Rows from a dataset of charts and code:
——————
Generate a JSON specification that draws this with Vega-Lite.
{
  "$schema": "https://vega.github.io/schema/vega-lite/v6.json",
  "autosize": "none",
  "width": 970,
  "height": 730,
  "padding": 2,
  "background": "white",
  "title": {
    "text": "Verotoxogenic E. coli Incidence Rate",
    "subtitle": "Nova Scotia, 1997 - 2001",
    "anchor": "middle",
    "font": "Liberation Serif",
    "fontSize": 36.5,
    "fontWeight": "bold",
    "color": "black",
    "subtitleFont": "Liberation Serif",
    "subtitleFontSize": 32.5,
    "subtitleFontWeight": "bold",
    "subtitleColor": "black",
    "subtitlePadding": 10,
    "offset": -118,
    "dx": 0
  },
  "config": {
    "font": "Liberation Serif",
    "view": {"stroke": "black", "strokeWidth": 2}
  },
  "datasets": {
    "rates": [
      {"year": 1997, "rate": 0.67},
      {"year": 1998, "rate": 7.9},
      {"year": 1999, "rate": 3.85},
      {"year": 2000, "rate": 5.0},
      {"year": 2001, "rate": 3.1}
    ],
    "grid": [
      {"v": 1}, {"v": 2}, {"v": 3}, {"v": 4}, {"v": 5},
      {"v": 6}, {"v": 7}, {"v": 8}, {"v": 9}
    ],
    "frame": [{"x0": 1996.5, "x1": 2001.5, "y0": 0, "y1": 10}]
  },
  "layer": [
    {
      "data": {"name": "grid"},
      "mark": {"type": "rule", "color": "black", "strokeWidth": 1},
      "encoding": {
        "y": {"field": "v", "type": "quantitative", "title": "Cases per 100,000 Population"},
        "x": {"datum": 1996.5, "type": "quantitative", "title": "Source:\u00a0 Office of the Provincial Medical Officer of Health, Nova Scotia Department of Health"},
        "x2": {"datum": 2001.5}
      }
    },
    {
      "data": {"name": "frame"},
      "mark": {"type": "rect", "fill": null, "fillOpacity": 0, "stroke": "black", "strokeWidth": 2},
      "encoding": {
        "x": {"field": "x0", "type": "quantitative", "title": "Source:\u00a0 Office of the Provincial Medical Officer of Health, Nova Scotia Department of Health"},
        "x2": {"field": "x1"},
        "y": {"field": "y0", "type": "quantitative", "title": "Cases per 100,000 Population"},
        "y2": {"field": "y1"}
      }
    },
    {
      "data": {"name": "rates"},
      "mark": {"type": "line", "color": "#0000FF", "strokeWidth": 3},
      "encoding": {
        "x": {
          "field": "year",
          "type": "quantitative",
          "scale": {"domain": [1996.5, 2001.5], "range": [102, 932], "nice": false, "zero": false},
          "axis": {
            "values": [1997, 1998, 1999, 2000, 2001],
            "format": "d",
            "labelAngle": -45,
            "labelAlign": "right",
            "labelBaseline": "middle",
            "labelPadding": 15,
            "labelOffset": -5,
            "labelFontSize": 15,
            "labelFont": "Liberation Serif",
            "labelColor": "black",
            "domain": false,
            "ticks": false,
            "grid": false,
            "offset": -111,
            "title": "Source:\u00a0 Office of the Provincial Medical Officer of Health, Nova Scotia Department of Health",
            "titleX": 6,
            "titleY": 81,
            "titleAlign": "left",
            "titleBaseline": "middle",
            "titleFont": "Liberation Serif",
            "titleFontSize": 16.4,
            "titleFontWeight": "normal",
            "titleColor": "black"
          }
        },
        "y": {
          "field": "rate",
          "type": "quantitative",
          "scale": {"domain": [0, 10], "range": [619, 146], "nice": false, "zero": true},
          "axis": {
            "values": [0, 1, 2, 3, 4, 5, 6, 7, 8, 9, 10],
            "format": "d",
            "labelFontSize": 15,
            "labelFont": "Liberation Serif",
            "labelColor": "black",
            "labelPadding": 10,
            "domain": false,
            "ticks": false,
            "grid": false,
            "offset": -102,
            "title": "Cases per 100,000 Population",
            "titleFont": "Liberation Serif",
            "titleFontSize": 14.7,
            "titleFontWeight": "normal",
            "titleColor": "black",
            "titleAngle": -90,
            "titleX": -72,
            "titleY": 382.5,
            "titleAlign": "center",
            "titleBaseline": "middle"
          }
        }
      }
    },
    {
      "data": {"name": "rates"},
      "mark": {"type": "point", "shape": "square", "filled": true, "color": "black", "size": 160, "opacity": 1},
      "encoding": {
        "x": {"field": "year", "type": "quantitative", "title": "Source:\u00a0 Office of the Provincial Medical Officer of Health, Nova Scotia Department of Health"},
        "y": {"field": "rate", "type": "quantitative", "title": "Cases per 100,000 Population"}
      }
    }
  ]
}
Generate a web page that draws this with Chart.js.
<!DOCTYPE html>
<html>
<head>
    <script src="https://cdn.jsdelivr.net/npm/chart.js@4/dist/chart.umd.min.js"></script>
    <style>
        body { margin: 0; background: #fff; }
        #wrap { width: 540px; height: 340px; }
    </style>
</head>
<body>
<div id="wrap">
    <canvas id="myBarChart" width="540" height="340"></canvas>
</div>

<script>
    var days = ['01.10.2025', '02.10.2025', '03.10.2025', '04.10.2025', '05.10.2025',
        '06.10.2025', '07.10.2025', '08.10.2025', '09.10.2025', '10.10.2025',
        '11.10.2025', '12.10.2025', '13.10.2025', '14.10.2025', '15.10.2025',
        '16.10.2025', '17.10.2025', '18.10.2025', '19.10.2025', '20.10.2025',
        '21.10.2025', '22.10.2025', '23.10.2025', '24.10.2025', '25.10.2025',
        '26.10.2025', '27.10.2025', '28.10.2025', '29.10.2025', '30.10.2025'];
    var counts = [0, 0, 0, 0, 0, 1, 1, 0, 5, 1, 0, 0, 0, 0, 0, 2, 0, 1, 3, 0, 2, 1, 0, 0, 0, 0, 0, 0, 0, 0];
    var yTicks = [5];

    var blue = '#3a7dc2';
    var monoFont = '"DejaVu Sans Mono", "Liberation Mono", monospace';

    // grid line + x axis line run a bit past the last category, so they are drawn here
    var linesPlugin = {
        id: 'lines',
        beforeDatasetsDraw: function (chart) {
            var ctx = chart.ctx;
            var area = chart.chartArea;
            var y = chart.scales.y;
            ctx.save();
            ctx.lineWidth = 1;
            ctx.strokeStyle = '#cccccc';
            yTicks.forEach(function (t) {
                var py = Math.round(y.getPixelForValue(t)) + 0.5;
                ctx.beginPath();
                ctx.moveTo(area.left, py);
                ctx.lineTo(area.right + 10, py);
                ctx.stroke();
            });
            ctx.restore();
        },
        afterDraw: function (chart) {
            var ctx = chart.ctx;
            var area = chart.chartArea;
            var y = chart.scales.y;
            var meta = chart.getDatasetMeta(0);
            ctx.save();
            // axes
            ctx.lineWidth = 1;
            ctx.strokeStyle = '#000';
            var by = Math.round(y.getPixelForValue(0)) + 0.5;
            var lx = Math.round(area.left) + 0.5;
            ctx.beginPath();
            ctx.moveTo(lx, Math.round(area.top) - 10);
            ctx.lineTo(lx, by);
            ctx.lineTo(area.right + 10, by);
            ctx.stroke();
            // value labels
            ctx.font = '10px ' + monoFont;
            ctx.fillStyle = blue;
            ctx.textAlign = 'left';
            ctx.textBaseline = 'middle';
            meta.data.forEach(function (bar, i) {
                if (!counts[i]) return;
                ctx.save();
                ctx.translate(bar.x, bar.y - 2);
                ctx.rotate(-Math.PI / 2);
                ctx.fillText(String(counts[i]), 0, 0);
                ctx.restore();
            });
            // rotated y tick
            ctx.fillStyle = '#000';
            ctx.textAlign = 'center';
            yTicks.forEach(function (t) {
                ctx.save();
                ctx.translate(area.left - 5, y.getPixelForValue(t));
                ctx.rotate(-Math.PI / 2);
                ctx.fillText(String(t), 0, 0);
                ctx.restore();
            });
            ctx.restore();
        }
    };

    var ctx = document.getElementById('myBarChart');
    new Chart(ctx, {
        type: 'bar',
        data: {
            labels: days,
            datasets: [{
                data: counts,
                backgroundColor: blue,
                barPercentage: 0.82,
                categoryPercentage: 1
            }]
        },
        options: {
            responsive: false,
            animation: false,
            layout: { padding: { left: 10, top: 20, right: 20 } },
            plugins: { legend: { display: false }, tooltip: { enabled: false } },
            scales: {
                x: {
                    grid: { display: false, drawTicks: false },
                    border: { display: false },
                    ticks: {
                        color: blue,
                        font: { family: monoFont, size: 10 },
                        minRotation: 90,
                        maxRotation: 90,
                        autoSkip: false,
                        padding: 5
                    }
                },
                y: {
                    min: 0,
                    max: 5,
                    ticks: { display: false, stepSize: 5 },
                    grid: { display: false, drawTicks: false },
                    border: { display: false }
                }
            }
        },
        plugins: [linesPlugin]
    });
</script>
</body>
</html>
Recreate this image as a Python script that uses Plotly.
——————
### [Instructions to follow]
Write out only the lines that run from the line containing "Generate a web" through the line containing "var yTicks = [5];", both included, exactly as they appear above.

### [Answer to the problem]
Generate a web page that draws this with Chart.js.
<!DOCTYPE html>
<html>
<head>
    <script src="https://cdn.jsdelivr.net/npm/chart.js@4/dist/chart.umd.min.js"></script>
    <style>
        body { margin: 0; background: #fff; }
        #wrap { width: 540px; height: 340px; }
    </style>
</head>
<body>
<div id="wrap">
    <canvas id="myBarChart" width="540" height="340"></canvas>
</div>

<script>
    var days = ['01.10.2025', '02.10.2025', '03.10.2025', '04.10.2025', '05.10.2025',
        '06.10.2025', '07.10.2025', '08.10.2025', '09.10.2025', '10.10.2025',
        '11.10.2025', '12.10.2025', '13.10.2025', '14.10.2025', '15.10.2025',
        '16.10.2025', '17.10.2025', '18.10.2025', '19.10.2025', '20.10.2025',
        '21.10.2025', '22.10.2025', '23.10.2025', '24.10.2025', '25.10.2025',
        '26.10.2025', '27.10.2025', '28.10.2025', '29.10.2025', '30.10.2025'];
    var counts = [0, 0, 0, 0, 0, 1, 1, 0, 5, 1, 0, 0, 0, 0, 0, 2, 0, 1, 3, 0, 2, 1, 0, 0, 0, 0, 0, 0, 0, 0];
    var yTicks = [5];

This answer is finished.